__What to work on__: Search the data for the word "this" and copy every line where it occurs.

__Material for the task__:
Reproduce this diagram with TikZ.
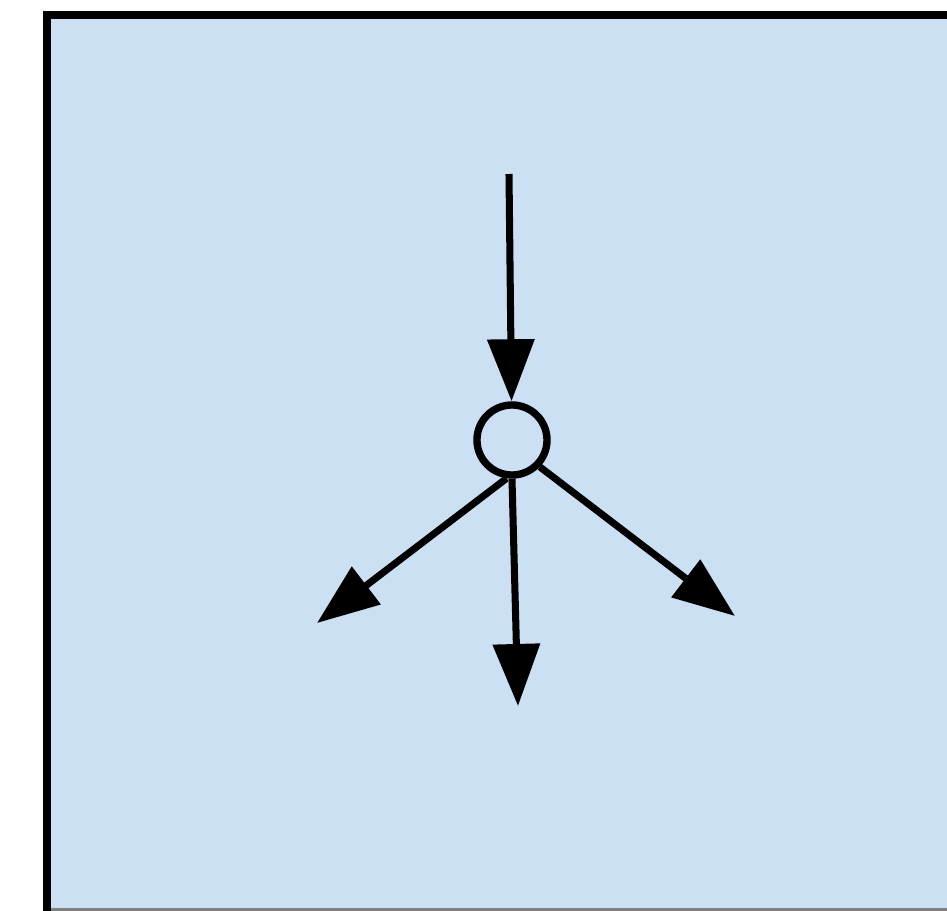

---

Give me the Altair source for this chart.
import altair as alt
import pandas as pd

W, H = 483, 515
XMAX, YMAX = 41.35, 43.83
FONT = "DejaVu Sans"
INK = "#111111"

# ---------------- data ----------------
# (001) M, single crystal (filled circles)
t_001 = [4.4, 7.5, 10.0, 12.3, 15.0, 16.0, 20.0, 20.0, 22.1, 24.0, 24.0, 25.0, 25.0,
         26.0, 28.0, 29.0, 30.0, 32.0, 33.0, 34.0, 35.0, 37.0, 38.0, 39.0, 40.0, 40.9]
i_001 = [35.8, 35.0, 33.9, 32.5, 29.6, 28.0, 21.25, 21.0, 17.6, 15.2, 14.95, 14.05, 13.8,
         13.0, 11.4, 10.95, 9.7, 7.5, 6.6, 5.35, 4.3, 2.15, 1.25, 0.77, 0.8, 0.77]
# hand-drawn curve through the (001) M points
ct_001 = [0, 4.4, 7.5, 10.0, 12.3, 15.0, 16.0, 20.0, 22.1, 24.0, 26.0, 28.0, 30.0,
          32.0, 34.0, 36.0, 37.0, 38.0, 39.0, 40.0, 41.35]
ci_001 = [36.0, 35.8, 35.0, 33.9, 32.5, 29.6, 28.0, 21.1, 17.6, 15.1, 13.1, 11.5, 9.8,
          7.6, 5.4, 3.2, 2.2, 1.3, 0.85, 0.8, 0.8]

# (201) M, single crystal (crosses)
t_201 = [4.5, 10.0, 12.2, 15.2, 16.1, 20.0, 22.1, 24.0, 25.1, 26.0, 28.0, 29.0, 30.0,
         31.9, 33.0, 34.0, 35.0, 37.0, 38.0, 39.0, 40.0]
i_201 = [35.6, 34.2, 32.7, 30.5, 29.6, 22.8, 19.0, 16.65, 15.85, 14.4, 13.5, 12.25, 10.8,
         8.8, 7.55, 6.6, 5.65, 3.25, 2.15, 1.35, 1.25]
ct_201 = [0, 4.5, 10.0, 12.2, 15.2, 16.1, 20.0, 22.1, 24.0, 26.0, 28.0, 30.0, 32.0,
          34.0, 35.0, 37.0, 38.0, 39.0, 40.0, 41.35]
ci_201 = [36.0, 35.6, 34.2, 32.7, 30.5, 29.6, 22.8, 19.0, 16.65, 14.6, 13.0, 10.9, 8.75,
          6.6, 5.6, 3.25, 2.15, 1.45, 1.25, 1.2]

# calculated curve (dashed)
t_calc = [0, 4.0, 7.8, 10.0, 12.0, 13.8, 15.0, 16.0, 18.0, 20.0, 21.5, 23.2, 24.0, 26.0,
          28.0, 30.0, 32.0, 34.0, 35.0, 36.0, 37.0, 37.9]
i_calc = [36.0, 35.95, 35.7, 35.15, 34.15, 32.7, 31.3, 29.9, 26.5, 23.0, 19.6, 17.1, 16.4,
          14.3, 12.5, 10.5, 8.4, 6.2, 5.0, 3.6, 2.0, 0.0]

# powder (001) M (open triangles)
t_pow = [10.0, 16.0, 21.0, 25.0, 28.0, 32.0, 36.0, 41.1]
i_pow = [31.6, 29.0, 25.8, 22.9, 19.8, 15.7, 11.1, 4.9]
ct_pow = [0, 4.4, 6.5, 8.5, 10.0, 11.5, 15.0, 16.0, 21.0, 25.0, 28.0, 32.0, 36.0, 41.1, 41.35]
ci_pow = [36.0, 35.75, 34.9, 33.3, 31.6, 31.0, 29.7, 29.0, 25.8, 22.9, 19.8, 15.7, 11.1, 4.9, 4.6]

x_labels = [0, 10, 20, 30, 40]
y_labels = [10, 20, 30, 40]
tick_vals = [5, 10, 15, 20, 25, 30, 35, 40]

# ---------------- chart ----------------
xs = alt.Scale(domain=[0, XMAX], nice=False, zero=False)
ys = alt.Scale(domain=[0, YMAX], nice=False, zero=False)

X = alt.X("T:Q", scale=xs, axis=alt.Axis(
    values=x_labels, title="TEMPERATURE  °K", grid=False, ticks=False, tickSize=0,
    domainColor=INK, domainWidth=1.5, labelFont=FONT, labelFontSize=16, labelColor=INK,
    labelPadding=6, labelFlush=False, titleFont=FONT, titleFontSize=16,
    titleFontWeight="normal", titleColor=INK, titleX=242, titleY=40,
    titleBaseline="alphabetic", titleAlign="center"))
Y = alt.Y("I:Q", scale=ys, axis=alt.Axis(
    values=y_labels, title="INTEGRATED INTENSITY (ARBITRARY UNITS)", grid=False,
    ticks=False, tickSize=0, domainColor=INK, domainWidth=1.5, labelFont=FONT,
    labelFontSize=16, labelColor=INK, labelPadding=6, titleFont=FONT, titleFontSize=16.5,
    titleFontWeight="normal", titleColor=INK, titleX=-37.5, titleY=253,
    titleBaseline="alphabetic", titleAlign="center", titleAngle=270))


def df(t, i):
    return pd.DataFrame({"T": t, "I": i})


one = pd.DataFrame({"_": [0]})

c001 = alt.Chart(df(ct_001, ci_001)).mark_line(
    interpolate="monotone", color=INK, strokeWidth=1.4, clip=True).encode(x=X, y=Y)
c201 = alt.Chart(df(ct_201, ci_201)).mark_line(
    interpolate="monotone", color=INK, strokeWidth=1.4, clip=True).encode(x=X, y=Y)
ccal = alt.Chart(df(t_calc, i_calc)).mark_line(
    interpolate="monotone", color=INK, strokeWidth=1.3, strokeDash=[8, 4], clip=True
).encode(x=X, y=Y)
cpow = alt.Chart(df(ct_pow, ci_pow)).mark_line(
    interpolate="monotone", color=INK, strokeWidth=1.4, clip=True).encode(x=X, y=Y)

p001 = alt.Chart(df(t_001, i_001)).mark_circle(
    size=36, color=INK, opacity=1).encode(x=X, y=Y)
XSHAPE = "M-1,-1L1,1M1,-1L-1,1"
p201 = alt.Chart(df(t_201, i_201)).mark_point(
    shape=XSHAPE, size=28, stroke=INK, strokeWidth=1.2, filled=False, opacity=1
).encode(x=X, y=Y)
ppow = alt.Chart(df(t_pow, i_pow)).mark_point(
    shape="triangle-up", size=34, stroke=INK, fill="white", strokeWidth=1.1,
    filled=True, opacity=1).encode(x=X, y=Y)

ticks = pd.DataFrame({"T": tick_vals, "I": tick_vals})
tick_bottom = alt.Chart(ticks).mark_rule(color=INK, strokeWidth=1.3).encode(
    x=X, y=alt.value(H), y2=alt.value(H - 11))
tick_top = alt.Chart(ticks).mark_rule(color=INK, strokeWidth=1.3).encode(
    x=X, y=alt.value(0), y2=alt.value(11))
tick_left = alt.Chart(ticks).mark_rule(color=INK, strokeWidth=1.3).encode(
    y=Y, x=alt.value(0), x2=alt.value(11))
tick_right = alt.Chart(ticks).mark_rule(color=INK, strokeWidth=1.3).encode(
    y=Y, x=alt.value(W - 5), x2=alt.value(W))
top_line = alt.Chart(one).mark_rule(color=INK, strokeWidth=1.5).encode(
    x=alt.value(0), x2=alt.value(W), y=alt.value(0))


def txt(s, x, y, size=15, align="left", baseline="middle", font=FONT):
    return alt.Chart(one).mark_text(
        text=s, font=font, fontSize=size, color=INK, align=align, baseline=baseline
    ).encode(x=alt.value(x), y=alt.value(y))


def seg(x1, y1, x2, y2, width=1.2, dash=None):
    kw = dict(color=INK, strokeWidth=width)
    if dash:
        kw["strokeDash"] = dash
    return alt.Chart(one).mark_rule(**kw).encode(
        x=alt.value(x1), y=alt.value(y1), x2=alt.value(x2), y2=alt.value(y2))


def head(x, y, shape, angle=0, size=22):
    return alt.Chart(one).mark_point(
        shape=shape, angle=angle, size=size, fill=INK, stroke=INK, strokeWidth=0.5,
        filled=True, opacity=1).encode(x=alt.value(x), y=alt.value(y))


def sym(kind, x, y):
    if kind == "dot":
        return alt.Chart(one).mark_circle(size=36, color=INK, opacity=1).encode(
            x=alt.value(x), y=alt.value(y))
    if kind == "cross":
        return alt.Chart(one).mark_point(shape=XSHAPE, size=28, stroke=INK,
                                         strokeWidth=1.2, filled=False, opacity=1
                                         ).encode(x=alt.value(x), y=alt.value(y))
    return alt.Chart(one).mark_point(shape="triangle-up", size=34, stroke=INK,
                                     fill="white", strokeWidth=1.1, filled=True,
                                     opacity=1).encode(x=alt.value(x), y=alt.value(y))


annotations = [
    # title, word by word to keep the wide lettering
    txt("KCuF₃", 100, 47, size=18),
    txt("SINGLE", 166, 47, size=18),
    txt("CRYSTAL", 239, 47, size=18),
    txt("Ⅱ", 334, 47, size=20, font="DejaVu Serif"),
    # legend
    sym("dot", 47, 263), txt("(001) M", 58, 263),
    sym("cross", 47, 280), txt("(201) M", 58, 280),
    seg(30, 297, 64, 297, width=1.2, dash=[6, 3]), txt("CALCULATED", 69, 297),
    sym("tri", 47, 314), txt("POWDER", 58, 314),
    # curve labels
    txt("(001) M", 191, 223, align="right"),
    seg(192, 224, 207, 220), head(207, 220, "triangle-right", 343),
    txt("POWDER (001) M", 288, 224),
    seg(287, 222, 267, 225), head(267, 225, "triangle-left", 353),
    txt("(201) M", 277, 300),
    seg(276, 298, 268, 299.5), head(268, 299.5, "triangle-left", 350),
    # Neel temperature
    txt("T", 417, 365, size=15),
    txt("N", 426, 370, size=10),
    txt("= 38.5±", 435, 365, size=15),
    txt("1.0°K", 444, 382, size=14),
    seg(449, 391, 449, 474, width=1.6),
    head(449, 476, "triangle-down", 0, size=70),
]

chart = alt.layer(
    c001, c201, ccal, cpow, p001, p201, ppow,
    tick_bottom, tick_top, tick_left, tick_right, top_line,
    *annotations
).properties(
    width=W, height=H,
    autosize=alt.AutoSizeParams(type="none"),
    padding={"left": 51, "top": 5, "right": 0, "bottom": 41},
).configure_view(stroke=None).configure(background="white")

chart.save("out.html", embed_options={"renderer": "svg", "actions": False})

__Result below__:
Reproduce this diagram with TikZ.
Give me the Altair source for this chart.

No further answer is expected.